A. Les figures de l’espace dans la narration

Au début du travail, le contexte géographique a révélé les Antilles dans les romans de Maryse Condé et Simone Schwarz-Bart. On peut prolonger les liens, en analysant les espaces construits dans les textes. Et en indiquant premièrement les lieux qui éclairent la couleur locale des œuvres choisies. A lire Traversée de la Mangrove, Pluie et vent…, Les derniers rois mages, Desirada, Ti Jean L’horizon, on ne découvre pas inévitablement de traces emmêlées, les lieux ne s’avèrent quasiment pas étranges : l’identification avec le contexte géographique des Antilles semble logique : le motif du miroir réapparaît comme le prolongement des Caraïbes dans les romans. Mais les œuvres de fiction qu’elles ont créées assemblent des symboles littéraires dans les espaces. Dépasser la réalité géographique, voilà le travail des auteurs, car pour être frappants les espaces doivent être symboliques :

‘« Loin d’être indifférent, l’espace dans un roman s’exprime donc dans des formes et revêt des sens multiples jusqu’à constituer la raison d’être de l’œuvre. » 483

Maryse Condé et Simone Schwarz-Bart créent des espaces disparates dans les romans; la vision de l’intérieur et des îles s’ouvre sur le monde. Ti Jean L’horizon, Les derniers rois mages, Moi, Tituba sorcière..., Un plat de porc… présentent des espaces doubles, l’intérieur et l’extérieur des îles. Et en les éclatant, les auteurs augmentent les errances des personnages, ils renforcent les significations des lieux. L’univers insulaire est un espace de référence et de création : Traversée de la Mangrove, Pluie et vent…, Desirada, peuvent se lire sous l’angle de l’insularité. Les romans représentent plusieurs îles des Caraïbes, cette reproduction révèle la mentalité des habitants que manipulent les auteurs. La fermeture des îles peut influencer la psychologie des protagonistes. L’angoisse, la peur, la crainte, la révolte, mais aussi l’euphorie et la joie des êtres romanesques peuvent être analysées comme des syndromes de l’île. L’espace du dehors prolonge l’imagination des auteurs: la thématique du voyage entraîne la dilatation de l’espace insulaire, selon les déplacements des personnages.

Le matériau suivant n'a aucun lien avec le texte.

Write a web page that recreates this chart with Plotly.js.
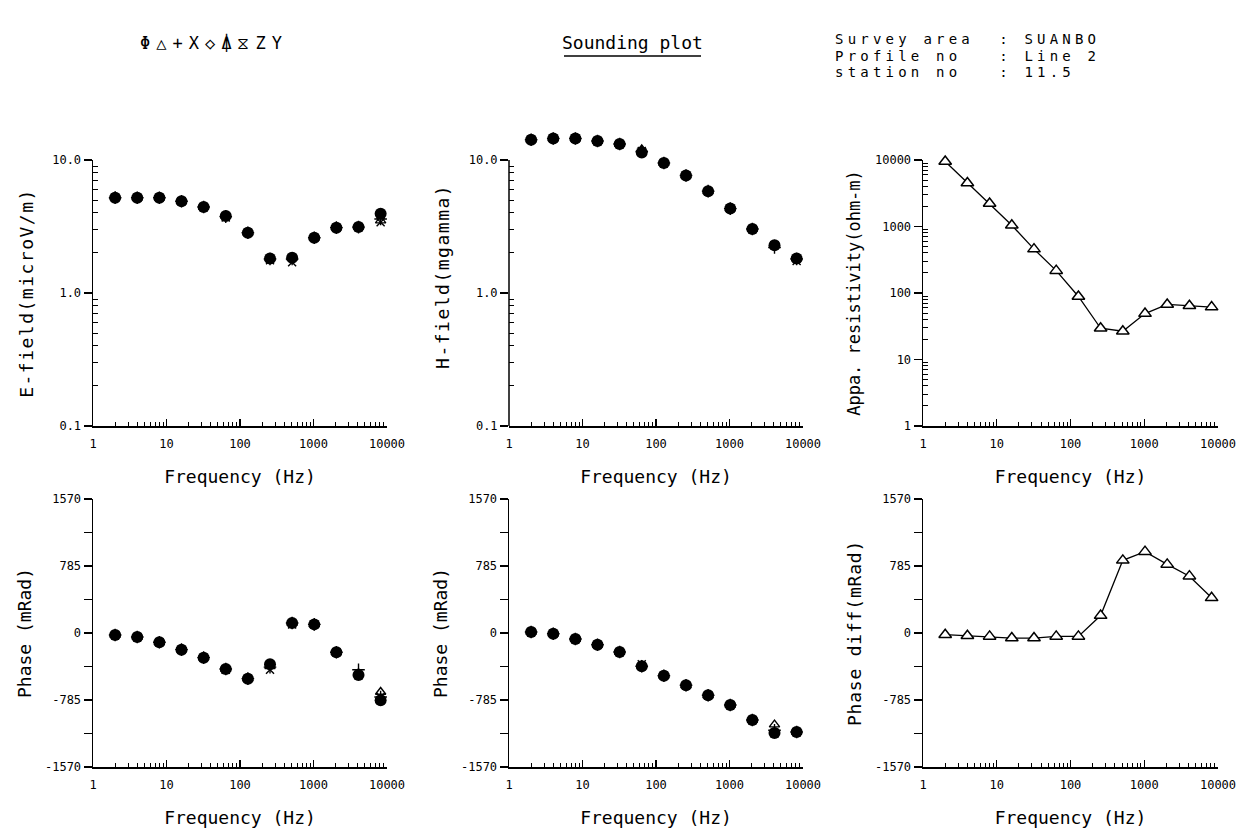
<!DOCTYPE html>
<html><head><meta charset="utf-8">
<script src="https://cdn.plot.ly/plotly-3.0.1.min.js"></script>
<style>body{margin:0;background:#fff}</style>
</head><body><div id="chart" style="width:1249px;height:832px"></div>
<script>
// ---- data ----
const freq = [2, 4, 8, 16, 32, 64, 128, 256, 512, 1024, 2048, 4096, 8192];

const eCircle   = [5.2, 5.2, 5.2, 4.9, 4.43, 3.8, 2.84, 1.82, 1.84, 2.6, 3.1, 3.13, 3.95];
const eTriangle = [5.3, 5.2, 5.2, 4.9, 4.43, 3.8, 2.84, 1.82, 1.84, 2.6, 3.1, 3.15, 3.5];
const ePlus     = [5.2, 5.2, 5.2, 4.9, 4.43, 3.75, 2.84, 1.8, 1.8, 2.6, 3.1, 3.13, 3.6];
const eX        = [5.2, 5.2, 5.2, 4.9, 4.43, 3.7, 2.84, 1.76, 1.7, 2.6, 3.1, 3.13, 3.4];

const hCircle   = [14.2, 14.5, 14.5, 13.9, 13.2, 11.4, 9.5, 7.64, 5.83, 4.31, 3.03, 2.29, 1.82];
const hTriangle = [14.2, 14.5, 14.5, 13.9, 13.2, 12.0, 9.5, 7.64, 5.83, 4.31, 3.03, 2.29, 1.82];
const hPlus     = [14.2, 14.5, 14.5, 13.9, 13.2, 11.6, 9.5, 7.64, 5.83, 4.31, 3.03, 2.2, 1.8];
const hX        = [14.2, 14.5, 14.5, 13.9, 13.2, 11.7, 9.5, 7.64, 5.83, 4.31, 3.03, 2.29, 1.74];

const rho = [9490, 4510, 2220, 1042, 457, 217, 88.7, 29.5, 26.6, 49, 67.3, 64.4, 61.4];

const pCircle   = [-23, -47, -109, -195, -289, -422, -535, -367, 117, 101, -226, -492, -789];
const pTriangle = [-23, -47, -109, -195, -289, -422, -535, -390, 117, 101, -226, -470, -691];
const pPlus     = [-23, -47, -109, -195, -289, -422, -535, -400, 117, 101, -226, -430, -750];
const pX        = [-23, -47, -109, -195, -289, -430, -535, -430, 100, 101, -226, -492, -750];

const qCircle   = [12, -8, -70, -137, -223, -390, -500, -613, -730, -843, -1019, -1172, -1160];
const qTriangle = [12, -8, -70, -137, -223, -380, -500, -613, -730, -843, -1019, -1074, -1160];
const qPlus     = [12, -8, -70, -137, -223, -390, -500, -613, -730, -843, -1019, -1140, -1160];
const qX        = [12, -8, -70, -137, -223, -365, -500, -613, -730, -843, -1019, -1172, -1160];

const phaseDiff = [-20, -32, -40, -59, -59, -40, -40, 204, 851, 953, 804, 666, 412];

const freqTicks = [1, 10, 100, 1000, 10000];
const freqTickText = ['1', '10', '100', '1000', '10000'];
const fieldTicks = [0.1, 1, 10];
const fieldTickText = ['0.1', '1.0', '10.0'];
const rhoTicks = [1, 10, 100, 1000, 10000];
const rhoTickText = ['1', '10', '100', '1000', '10000'];
const phaseTicks = [1570, 785, 0, -785, -1570];
const phaseTickText = ['1570', '785', '0', '-785', '-1570'];
const phaseMinor = [1177.5, 392.5, -392.5, -1177.5];

const symbolRow = 'Φ△+X◇⍋⧖ZY';
const infoLines = ['Survey area  : SUANBO', 'Profile no   : Line 2', 'station no   : 11.5'];

// ---- minor tick positions for log axes ----
function logMinor(d0, d1) {
  const out = [];
  for (let d = d0; d < d1; d++) for (let k = 2; k <= 9; k++) out.push(k * Math.pow(10, d));
  return out;
}

const FONT = 'DejaVu Sans Mono, monospace';
const W = 1249, H = 832;
const px = (a, b) => [a / W, b / W];
const py = (top, bot) => [1 - bot / H, 1 - top / H];

const colX = [px(93, 387), px(509, 803), px(923, 1218)];
const rowY = [py(160, 426), py(499, 767)];
// H-field: data rise above 10, so the range is extended upward while 10 stays at the same pixel
const hExtra = 0.25;
const hDomain = py(160 - hExtra * 133, 426);

function xAx(col, anchor) {
  return {
    type: 'log', range: [0, 4], domain: colX[col], anchor: anchor,
    showline: true, linecolor: '#000', linewidth: 1.5, mirror: false,
    showgrid: false, zeroline: false,
    ticks: 'inside', ticklen: 7, tickwidth: 1.2, tickcolor: '#000',
    tickmode: 'array', tickvals: freqTicks, ticktext: freqTickText,
    ticklabelstandoff: 6,
    minor: { tickmode: 'array', tickvals: logMinor(0, 4), ticks: 'inside', ticklen: 4, tickwidth: 1, tickcolor: '#000', showgrid: false },
    tickfont: { family: FONT, size: 12, color: '#000' },
    title: { text: 'Frequency (Hz)', font: { family: FONT, size: 18, color: '#000' }, standoff: 20 },
    automargin: false, fixedrange: true
  };
}
function yLog(domain, anchor, range, tv, tt, minorVals, title, tsize, standoff, showline) {
  return {
    type: 'log', range: range, domain: domain, anchor: anchor,
    showline: showline, linecolor: '#000', linewidth: 1.5, mirror: false,
    showgrid: false, zeroline: false,
    ticks: 'outside', ticklen: 8, tickwidth: 1.2, tickcolor: '#000',
    tickmode: 'array', tickvals: tv, ticktext: tt,
    minor: { tickmode: 'array', tickvals: minorVals, ticks: 'inside', ticklen: 5, tickwidth: 1, tickcolor: '#000', showgrid: false },
    tickfont: { family: FONT, size: 12, color: '#000' },
    title: { text: title, font: { family: FONT, size: tsize, color: '#000' }, standoff: standoff },
    automargin: false, fixedrange: true
  };
}
function yPhase(anchor, title, standoff) {
  return {
    type: 'linear', range: [-1570, 1570], domain: rowY[1], anchor: anchor,
    showline: true, linecolor: '#000', linewidth: 1.5, mirror: false,
    showgrid: false, zeroline: false,
    ticks: 'outside', ticklen: 8, tickwidth: 1.2, tickcolor: '#000',
    tickmode: 'array', tickvals: phaseTicks, ticktext: phaseTickText,
    minor: { tickmode: 'array', tickvals: phaseMinor, ticks: 'outside', ticklen: 8, tickwidth: 1, tickcolor: '#000', showgrid: false },
    tickfont: { family: FONT, size: 12, color: '#000' },
    title: { text: title, font: { family: FONT, size: 18, color: '#000' }, standoff: standoff },
    automargin: false, fixedrange: true
  };
}

function markerSet(xa, ya, circ, tri, plus, x) {
  const base = { x: freq, mode: 'markers', xaxis: xa, yaxis: ya, cliponaxis: false, showlegend: false, hoverinfo: 'skip' };
  return [
    Object.assign({}, base, { y: circ, marker: { symbol: 'circle', size: 12, color: '#000', line: { width: 0 } } }),
    Object.assign({}, base, { y: tri, marker: { symbol: 'triangle-up-open', size: 9, color: '#000', line: { width: 1.4 } } }),
    Object.assign({}, base, { y: plus, marker: { symbol: 'cross-thin-open', size: 9, color: '#000', line: { width: 1.4 } } }),
    Object.assign({}, base, { y: x, marker: { symbol: 'x-thin-open', size: 8, color: '#000', line: { width: 1.4 } } })
  ];
}
function lineSet(xa, ya, vals) {
  return [{
    x: freq, y: vals, mode: 'lines+markers', xaxis: xa, yaxis: ya, cliponaxis: false, showlegend: false, hoverinfo: 'skip',
    line: { color: '#000', width: 1.3 },
    marker: { symbol: 'triangle-up', size: 11, color: '#fff', line: { color: '#000', width: 1.5 } }
  }];
}

const data = [].concat(
  markerSet('x', 'y', eCircle, eTriangle, ePlus, eX),
  markerSet('x2', 'y2', hCircle, hTriangle, hPlus, hX),
  lineSet('x3', 'y3', rho),
  markerSet('x4', 'y4', pCircle, pTriangle, pPlus, pX),
  markerSet('x5', 'y5', qCircle, qTriangle, qPlus, qX),
  lineSet('x6', 'y6', phaseDiff)
);

const ann = (x, y, text, size, extra) => Object.assign({
  xref: 'paper', yref: 'paper', x: x / W, y: 1 - y / H, text: text, showarrow: false,
  font: { family: FONT, size: size, color: '#000' }, xanchor: 'left', yanchor: 'middle'
}, extra || {});

const layout = {
  width: W, height: H, margin: { l: 0, r: 0, t: 0, b: 0 },
  paper_bgcolor: '#fff', plot_bgcolor: 'rgba(0,0,0,0)', showlegend: false,
  xaxis: xAx(0, 'y'), yaxis: yLog(rowY[0], 'x', [-1, 1], fieldTicks, fieldTickText, logMinor(-1, 1), 'E-field(microV/m)', 18, 14, true),
  xaxis2: xAx(1, 'y2'), yaxis2: yLog(hDomain, 'x2', [-1, 1 + hExtra], fieldTicks, fieldTickText, logMinor(-1, 1), 'H-field(mgamma)', 18, 14, false),
  xaxis3: xAx(2, 'y3'), yaxis3: yLog(rowY[0], 'x3', [0, 4], rhoTicks, rhoTickText, logMinor(0, 4), 'Appa. resistivity(ohm-m)', 17, 10, true),
  xaxis4: xAx(0, 'y4'), yaxis4: yPhase('x4', 'Phase (mRad)', 8),
  xaxis5: xAx(1, 'y5'), yaxis5: yPhase('x5', 'Phase (mRad)', 8),
  xaxis6: xAx(2, 'y6'), yaxis6: yPhase('x6', 'Phase diff(mRad)', 8),
  annotations: [
    ann(632, 43, 'Sounding plot', 18, { xanchor: 'center' }),
    ann(214, 43, symbolRow, 17, { xanchor: 'center' }),
    ann(833, 29, infoLines.join('<br>'), 14, { yanchor: 'top', align: 'left' })
  ],
  shapes: [
    { type: 'line', xref: 'paper', yref: 'paper', x0: 564 / W, x1: 701 / W, y0: 1 - 56 / H, y1: 1 - 56 / H, line: { color: '#000', width: 1.3 } },
    // H-field y axis line, drawn only from 0.1 up to 10
    { type: 'line', xref: 'x2 domain', yref: 'y2 domain', x0: 0, x1: 0, y0: 0, y1: 2 / (2 + hExtra), line: { color: '#000', width: 1.5 } }
  ]
};

Plotly.newPlot('chart', data, layout, { staticPlot: true, displayModeBar: false }).then(function () {
  document.querySelectorAll('.annotation-text').forEach(function (t) {
    const s = t.textContent;
    if (s.indexOf('Φ') === 0) t.style.letterSpacing = '6px';
    else if (s.indexOf('Survey') === 0) {
      t.style.letterSpacing = '4.2px';
      t.querySelectorAll('tspan.line').forEach(function (ln, k) { ln.setAttribute('dy', (k * 16.5) + 'px'); });
    }
  });
  document.querySelectorAll('text[class^="y"][class$="title"]').forEach(function (t) {
    const s = t.textContent;
    if (s.indexOf('field') > 0) t.style.letterSpacing = '1.5px';
    else if (s.indexOf('diff') > 0) t.style.letterSpacing = '0.8px';
  });
});
</script></body></html>
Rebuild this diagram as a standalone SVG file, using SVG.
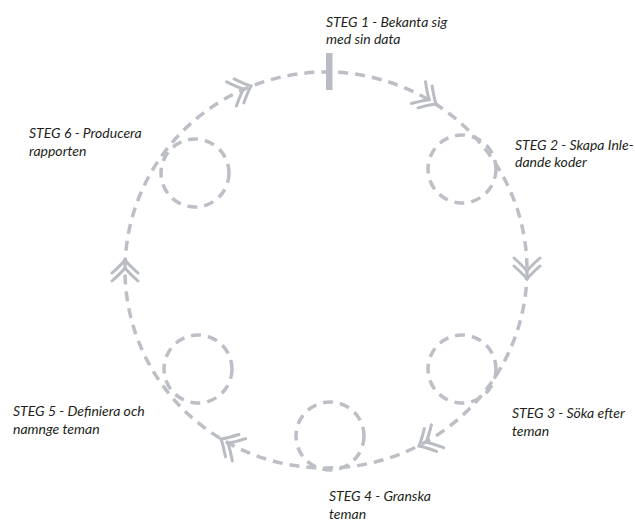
<svg xmlns="http://www.w3.org/2000/svg" width="635" height="532" viewBox="0 0 635 532">
  <defs>
    <style>
      .dash { fill: none; stroke: #bcbfc5; stroke-width: 3.5; stroke-dasharray: 10 7; }
      .chev { fill: none; stroke: #b9bcc2; stroke-width: 3; stroke-linecap: round; }
      .lbl { font-family: Lato, "Open Sans", "Liberation Sans", sans-serif; font-style: italic; font-size: 14px; fill: #231f20; }
    </style>
    <path id="chevron" class="chev" d="M-13,-13 Q-5,-4 0,0 Q-5,4 -13,13 M-21,-13 Q-13,-4 -8,0 Q-13,4 -21,13"/>
  </defs>
  <rect width="635" height="532" fill="#ffffff"/>

  <g id="connectors">
    <ellipse class="dash" cx="326" cy="270" rx="201" ry="198"/>
    <rect x="326" y="53" width="6.5" height="37" fill="#b9bcc3"/>
    <use href="#chevron" transform="translate(436,104) rotate(33)"/>
    <use href="#chevron" transform="translate(527,279) rotate(90)"/>
    <use href="#chevron" transform="translate(419,446) rotate(152)"/>
    <use href="#chevron" transform="translate(221,439) rotate(211)"/>
    <use href="#chevron" transform="translate(125,260) rotate(270)"/>
    <use href="#chevron" transform="translate(251,86) rotate(-22)"/>
  </g>

  <g id="step1">
    <text class="lbl" x="326" y="27">STEG 1 - Bekanta sig</text>
    <text class="lbl" x="326" y="44">med sin data</text>
  </g>
  <g id="step2">
    <circle class="dash" cx="462" cy="169" r="34"/>
    <text class="lbl" x="515" y="150">STEG 2 - Skapa Inle-</text>
    <text class="lbl" x="515" y="167">dande koder</text>
  </g>
  <g id="step3">
    <circle class="dash" cx="462" cy="369" r="34"/>
    <text class="lbl" x="512" y="418">STEG 3 - Söka efter</text>
    <text class="lbl" x="512" y="436">teman</text>
  </g>
  <g id="step4">
    <circle class="dash" cx="330" cy="436" r="34"/>
    <text class="lbl" x="329" y="501">STEG 4 - Granska</text>
    <text class="lbl" x="329" y="519">teman</text>
  </g>
  <g id="step5">
    <circle class="dash" cx="198" cy="369" r="34"/>
    <text class="lbl" x="13" y="416">STEG 5 - Definiera och</text>
    <text class="lbl" x="13" y="434">namnge teman</text>
  </g>
  <g id="step6">
    <circle class="dash" cx="195" cy="173" r="34"/>
    <text class="lbl" x="29" y="138">STEG 6 - Producera</text>
    <text class="lbl" x="29" y="156">rapporten</text>
  </g>
</svg>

L’angoisse éprouvée dans l’île conduit au voyage. Moi, Tituba sorcière…, Ti Jean L’horizon, Un plat de porc… présentent des personnages voyageurs. Tituba, Ti Jean et Mariotte découvrent, respectivement dans ces romans, l’ailleurs différent de l’île, mais vécu comme un espace secondaire nettoyé des délices du pays natal.

Le retour en Afrique, le départ vers l’Europe et la conquête de l’Amérique sont évoqués dans les romans. Dans cette évocation, deux caractéristiques apparaissent : l’espace semble tout au long des textes dramatique, les personnages découvrent de nouveaux théâtres d’action ; il apparaît aussi comme le lieu de recherche de leur identité. Les personnages de Maryse Condé et Simone Schwarz-Bart sont comme étouffés dans l’espace de l’île. Ils éprouvent un manque, un vide que le voyage pourrait combler. Certains personnages comme Télumée, dans Pluie et vent…, acceptent l’espace commun historiquement imposé qui est l’île.D’autres, à l’image de Ti Jean dans Ti Jean L’horizon, Francis Sancher et Emile Etienne dans Traversée de la Mangrove, éprouvent la difficulté de vivre dans l’île. Les personnages sont à la recherche d’un endroit convenable, car l’espace des Antilles paraît impossible. La thématique du voyage rappelle le « marronnage » ou la fuite des Esclaves. Ils recherchaient des espaces nouveaux, loin de la sphère tragique des Maîtres qui les pourchassaient dans les bois, lianes, lagunes, mangrove et montagnes.

Notes
483.

Roland Bourneuf et Réal Ouellet, L’univers du roman, Paris, Editions Dunod, 1996, p. 100.